— REQUEST —
Leave out the pictures and restate the rest of the data exactly.

— INFORMATION SHOWN —
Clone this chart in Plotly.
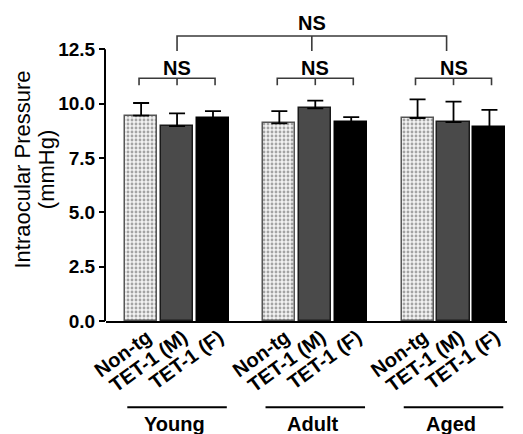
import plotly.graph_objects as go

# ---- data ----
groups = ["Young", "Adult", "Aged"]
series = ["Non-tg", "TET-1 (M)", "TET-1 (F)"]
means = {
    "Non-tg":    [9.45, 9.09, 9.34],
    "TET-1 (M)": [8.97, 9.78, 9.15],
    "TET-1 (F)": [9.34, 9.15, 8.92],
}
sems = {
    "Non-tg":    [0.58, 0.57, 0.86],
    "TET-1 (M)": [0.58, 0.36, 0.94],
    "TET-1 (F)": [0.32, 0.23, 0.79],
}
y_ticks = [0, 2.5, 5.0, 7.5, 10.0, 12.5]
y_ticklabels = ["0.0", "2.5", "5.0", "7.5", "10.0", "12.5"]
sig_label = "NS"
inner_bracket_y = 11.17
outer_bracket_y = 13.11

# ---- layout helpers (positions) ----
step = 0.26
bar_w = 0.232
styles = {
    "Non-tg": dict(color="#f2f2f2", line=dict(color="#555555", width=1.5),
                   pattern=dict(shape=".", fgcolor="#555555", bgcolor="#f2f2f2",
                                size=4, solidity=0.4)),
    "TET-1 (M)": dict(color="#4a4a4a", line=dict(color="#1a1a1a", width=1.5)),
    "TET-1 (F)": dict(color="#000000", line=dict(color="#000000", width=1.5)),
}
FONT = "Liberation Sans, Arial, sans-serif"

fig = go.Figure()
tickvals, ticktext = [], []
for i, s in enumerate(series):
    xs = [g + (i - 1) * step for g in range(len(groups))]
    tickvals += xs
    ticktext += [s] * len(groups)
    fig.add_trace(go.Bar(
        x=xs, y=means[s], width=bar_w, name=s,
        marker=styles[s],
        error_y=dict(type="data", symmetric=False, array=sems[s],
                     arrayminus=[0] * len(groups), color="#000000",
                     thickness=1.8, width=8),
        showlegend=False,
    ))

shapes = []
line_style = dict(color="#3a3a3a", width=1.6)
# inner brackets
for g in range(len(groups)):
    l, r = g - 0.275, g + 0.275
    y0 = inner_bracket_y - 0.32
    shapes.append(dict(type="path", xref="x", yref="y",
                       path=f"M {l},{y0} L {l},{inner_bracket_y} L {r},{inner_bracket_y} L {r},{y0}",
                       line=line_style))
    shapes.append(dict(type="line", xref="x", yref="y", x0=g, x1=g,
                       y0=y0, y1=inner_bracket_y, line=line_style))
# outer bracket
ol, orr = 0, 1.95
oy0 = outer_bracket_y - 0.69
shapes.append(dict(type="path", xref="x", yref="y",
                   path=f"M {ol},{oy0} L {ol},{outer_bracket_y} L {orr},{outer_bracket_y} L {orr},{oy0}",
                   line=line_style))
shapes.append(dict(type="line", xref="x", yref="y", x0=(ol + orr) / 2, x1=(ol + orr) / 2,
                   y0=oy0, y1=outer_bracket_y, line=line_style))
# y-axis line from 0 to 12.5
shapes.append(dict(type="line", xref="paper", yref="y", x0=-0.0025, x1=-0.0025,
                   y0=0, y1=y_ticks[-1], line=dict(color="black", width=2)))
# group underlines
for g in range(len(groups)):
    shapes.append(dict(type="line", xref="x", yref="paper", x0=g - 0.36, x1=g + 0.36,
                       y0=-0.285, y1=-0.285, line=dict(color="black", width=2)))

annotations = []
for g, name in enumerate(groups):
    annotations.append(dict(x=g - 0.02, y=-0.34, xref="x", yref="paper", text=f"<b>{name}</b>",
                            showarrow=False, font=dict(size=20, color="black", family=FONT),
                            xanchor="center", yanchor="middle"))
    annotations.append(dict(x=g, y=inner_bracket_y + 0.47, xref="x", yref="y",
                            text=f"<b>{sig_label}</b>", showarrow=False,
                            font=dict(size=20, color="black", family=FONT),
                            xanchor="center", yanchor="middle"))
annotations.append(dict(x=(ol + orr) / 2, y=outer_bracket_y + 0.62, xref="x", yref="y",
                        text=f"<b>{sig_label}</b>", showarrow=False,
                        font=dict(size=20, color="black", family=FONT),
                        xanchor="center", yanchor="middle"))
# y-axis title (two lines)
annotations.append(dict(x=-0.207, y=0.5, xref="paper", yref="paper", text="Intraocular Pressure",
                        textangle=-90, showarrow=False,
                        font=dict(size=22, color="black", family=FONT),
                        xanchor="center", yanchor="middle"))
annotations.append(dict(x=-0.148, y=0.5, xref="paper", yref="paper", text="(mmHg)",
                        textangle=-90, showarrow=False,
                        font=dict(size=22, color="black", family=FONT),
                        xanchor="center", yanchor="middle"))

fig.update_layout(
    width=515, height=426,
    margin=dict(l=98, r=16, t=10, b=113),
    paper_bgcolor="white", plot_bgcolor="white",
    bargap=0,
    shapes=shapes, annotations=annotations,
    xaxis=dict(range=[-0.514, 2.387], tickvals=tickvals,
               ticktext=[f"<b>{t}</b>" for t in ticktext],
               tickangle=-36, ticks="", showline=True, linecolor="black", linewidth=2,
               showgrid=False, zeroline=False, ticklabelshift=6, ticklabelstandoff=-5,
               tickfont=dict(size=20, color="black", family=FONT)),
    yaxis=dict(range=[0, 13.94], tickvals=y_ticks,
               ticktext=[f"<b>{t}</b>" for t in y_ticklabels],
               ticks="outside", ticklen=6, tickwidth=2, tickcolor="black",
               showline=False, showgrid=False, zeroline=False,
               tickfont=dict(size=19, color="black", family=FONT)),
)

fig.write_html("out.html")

— RESPONSE —
Clone this chart in Plotly.
import plotly.graph_objects as go

# ---- data ----
groups = ["Young", "Adult", "Aged"]
series = ["Non-tg", "TET-1 (M)", "TET-1 (F)"]
means = {
    "Non-tg":    [9.45, 9.09, 9.34],
    "TET-1 (M)": [8.97, 9.78, 9.15],
    "TET-1 (F)": [9.34, 9.15, 8.92],
}
sems = {
    "Non-tg":    [0.58, 0.57, 0.86],
    "TET-1 (M)": [0.58, 0.36, 0.94],
    "TET-1 (F)": [0.32, 0.23, 0.79],
}
y_ticks = [0, 2.5, 5.0, 7.5, 10.0, 12.5]
y_ticklabels = ["0.0", "2.5", "5.0", "7.5", "10.0", "12.5"]
sig_label = "NS"
inner_bracket_y = 11.17
outer_bracket_y = 13.11

# ---- layout helpers (positions) ----
step = 0.26
bar_w = 0.232
styles = {
    "Non-tg": dict(color="#f2f2f2", line=dict(color="#555555", width=1.5),
                   pattern=dict(shape=".", fgcolor="#555555", bgcolor="#f2f2f2",
                                size=4, solidity=0.4)),
    "TET-1 (M)": dict(color="#4a4a4a", line=dict(color="#1a1a1a", width=1.5)),
    "TET-1 (F)": dict(color="#000000", line=dict(color="#000000", width=1.5)),
}
FONT = "Liberation Sans, Arial, sans-serif"

fig = go.Figure()
tickvals, ticktext = [], []
for i, s in enumerate(series):
    xs = [g + (i - 1) * step for g in range(len(groups))]
    tickvals += xs
    ticktext += [s] * len(groups)
    fig.add_trace(go.Bar(
        x=xs, y=means[s], width=bar_w, name=s,
        marker=styles[s],
        error_y=dict(type="data", symmetric=False, array=sems[s],
                     arrayminus=[0] * len(groups), color="#000000",
                     thickness=1.8, width=8),
        showlegend=False,
    ))

shapes = []
line_style = dict(color="#3a3a3a", width=1.6)
# inner brackets
for g in range(len(groups)):
    l, r = g - 0.275, g + 0.275
    y0 = inner_bracket_y - 0.32
    shapes.append(dict(type="path", xref="x", yref="y",
                       path=f"M {l},{y0} L {l},{inner_bracket_y} L {r},{inner_bracket_y} L {r},{y0}",
                       line=line_style))
    shapes.append(dict(type="line", xref="x", yref="y", x0=g, x1=g,
                       y0=y0, y1=inner_bracket_y, line=line_style))
# outer bracket
ol, orr = 0, 1.95
oy0 = outer_bracket_y - 0.69
shapes.append(dict(type="path", xref="x", yref="y",
                   path=f"M {ol},{oy0} L {ol},{outer_bracket_y} L {orr},{outer_bracket_y} L {orr},{oy0}",
                   line=line_style))
shapes.append(dict(type="line", xref="x", yref="y", x0=(ol + orr) / 2, x1=(ol + orr) / 2,
                   y0=oy0, y1=outer_bracket_y, line=line_style))
# y-axis line from 0 to 12.5
shapes.append(dict(type="line", xref="paper", yref="y", x0=-0.0025, x1=-0.0025,
                   y0=0, y1=y_ticks[-1], line=dict(color="black", width=2)))
# group underlines
for g in range(len(groups)):
    shapes.append(dict(type="line", xref="x", yref="paper", x0=g - 0.36, x1=g + 0.36,
                       y0=-0.285, y1=-0.285, line=dict(color="black", width=2)))

annotations = []
for g, name in enumerate(groups):
    annotations.append(dict(x=g - 0.02, y=-0.34, xref="x", yref="paper", text=f"<b>{name}</b>",
                            showarrow=False, font=dict(size=20, color="black", family=FONT),
                            xanchor="center", yanchor="middle"))
    annotations.append(dict(x=g, y=inner_bracket_y + 0.47, xref="x", yref="y",
                            text=f"<b>{sig_label}</b>", showarrow=False,
                            font=dict(size=20, color="black", family=FONT),
                            xanchor="center", yanchor="middle"))
annotations.append(dict(x=(ol + orr) / 2, y=outer_bracket_y + 0.62, xref="x", yref="y",
                        text=f"<b>{sig_label}</b>", showarrow=False,
                        font=dict(size=20, color="black", family=FONT),
                        xanchor="center", yanchor="middle"))
# y-axis title (two lines)
annotations.append(dict(x=-0.207, y=0.5, xref="paper", yref="paper", text="Intraocular Pressure",
                        textangle=-90, showarrow=False,
                        font=dict(size=22, color="black", family=FONT),
                        xanchor="center", yanchor="middle"))
annotations.append(dict(x=-0.148, y=0.5, xref="paper", yref="paper", text="(mmHg)",
                        textangle=-90, showarrow=False,
                        font=dict(size=22, color="black", family=FONT),
                        xanchor="center", yanchor="middle"))

fig.update_layout(
    width=515, height=426,
    margin=dict(l=98, r=16, t=10, b=113),
    paper_bgcolor="white", plot_bgcolor="white",
    bargap=0,
    shapes=shapes, annotations=annotations,
    xaxis=dict(range=[-0.514, 2.387], tickvals=tickvals,
               ticktext=[f"<b>{t}</b>" for t in ticktext],
               tickangle=-36, ticks="", showline=True, linecolor="black", linewidth=2,
               showgrid=False, zeroline=False, ticklabelshift=6, ticklabelstandoff=-5,
               tickfont=dict(size=20, color="black", family=FONT)),
    yaxis=dict(range=[0, 13.94], tickvals=y_ticks,
               ticktext=[f"<b>{t}</b>" for t in y_ticklabels],
               ticks="outside", ticklen=6, tickwidth=2, tickcolor="black",
               showline=False, showgrid=False, zeroline=False,
               tickfont=dict(size=19, color="black", family=FONT)),
)

fig.write_html("out.html")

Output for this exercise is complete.